Head of Diversity, Equity and Inclusion (DEI) Janine Jones said although she is not aware of any school events celebrating the holiday this year, she would support future efforts to do so.

“I don’t know of any [King] celebrations that the school has sponsored other than an annual debate tournament [on the holiday],” Jones said. “I would be in full support of school-wide celebrations of [the holiday]. I know the DEI Instagram posted something, but I also realize that is a very small acknowledgment.”

With regard to education about King and civil rights, Jones said the school has recently changed history courses to dedicate more class time for discussing the movement. 

“I think [History Teacher Christopher Clement] has done an amazing job with the U.S. History curriculum since he took over,” Jones said. “I was actually speaking with him [recently], and he said 11th graders are starting the civil rights movement [in January] and that it will probably last until spring break. We were discussing bringing a filmmaker to campus who recently produced a provocative documentary on the civil rights movement.”

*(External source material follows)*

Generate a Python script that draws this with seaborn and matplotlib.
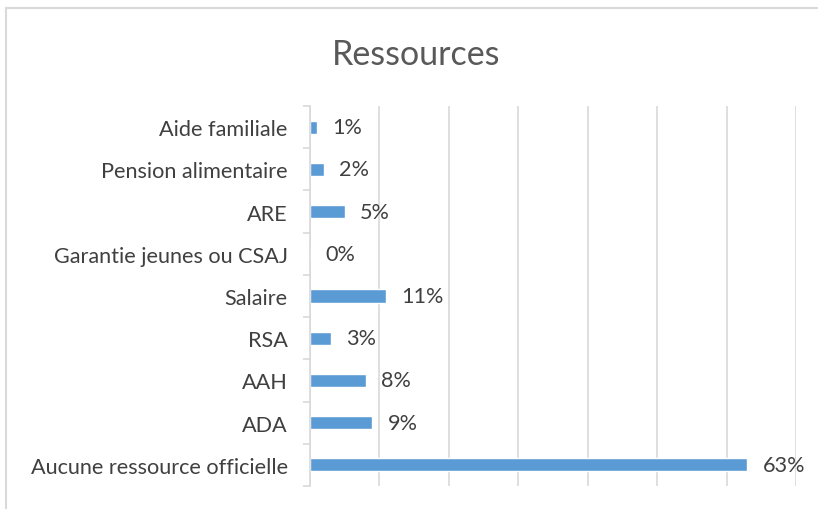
import pandas as pd
import seaborn as sns
import matplotlib.pyplot as plt
from matplotlib.patches import Rectangle
from matplotlib.ticker import FixedLocator

# données
categories = ["Aide familiale", "Pension alimentaire", "ARE", "Garantie jeunes ou CSAJ",
              "Salaire", "RSA", "AAH", "ADA", "Aucune ressource officielle"]
valeurs = [1, 2, 5, 0, 11, 3, 8, 9, 63]

df = pd.DataFrame({"Ressource": categories, "Pct": valeurs})

sns.set_theme(style="white")
plt.rcParams['font.family'] = ['Lato', 'DejaVu Sans']
texte = '#404040'
grille = '#D9D9D9'

fig = plt.figure(figsize=(8.18, 5.10), dpi=100)
W, H = 818, 510
ax = fig.add_axes([310 / W, (H - 487) / H, (796 - 310) / W, (487 - 107) / H])

sns.barplot(data=df, x="Pct", y="Ressource", orient="h", color="#5B9BD5",
            width=0.31, saturation=1, ax=ax)

ax.set_xlim(0, 70)
ax.set_xticks(range(0, 71, 10))
ax.set_xticklabels([])
ax.tick_params(axis='x', length=0)
ax.grid(axis='x', color=grille, linewidth=1.2)
ax.set_axisbelow(True)
for s in ["top", "right", "bottom"]:
    ax.spines[s].set_visible(False)
ax.spines["left"].set_color(grille)
ax.spines["left"].set_linewidth(1.2)

ax.tick_params(axis='y', which='major', length=0, pad=16, labelsize=15.6, labelcolor=texte)
ax.yaxis.set_minor_locator(FixedLocator([i - 0.5 for i in range(len(categories) + 1)]))
ax.tick_params(axis='y', which='minor', length=5, width=1.2, color=grille, left=True)
ax.set_xlabel("")
ax.set_ylabel("")

ax.bar_label(ax.containers[0], labels=[f"{v}%" for v in valeurs], padding=11,
             fontsize=15.6, color=texte)

fig.text(416 / W, 1 - 55 / H, "Ressources", ha='center', va='center', fontsize=24.5, color='#595959')

# cadre du graphique
fig.patches.append(Rectangle((6 / W, -0.1), 2, 1.1 - 9 / H, transform=fig.transFigure,
                             fill=False, edgecolor=grille, linewidth=1.5))

fig.savefig("out.png", dpi=100)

Darcey O’Brien ’23, who moved to the United States from Australia at age eight, said King’s movement has had an international impact on her by inspiring conversations about race overseas. O’Brien said that Australia’s massacre of Aboriginal Australians, an issue dating back to the 18th century, has now been brought to light due to movements King inspired.

“I’d say [Australia] is still far behind in its ideals,” O’Brien said. “After BLM protests in Australia last year, bigger issues started coming up about Aboriginal history and the genocide that happened in Australia with Aboriginal people and indigenous people. But I feel, before 2020, people didn’t know about these issues. I think [King] led the way; he created a space to help fight.”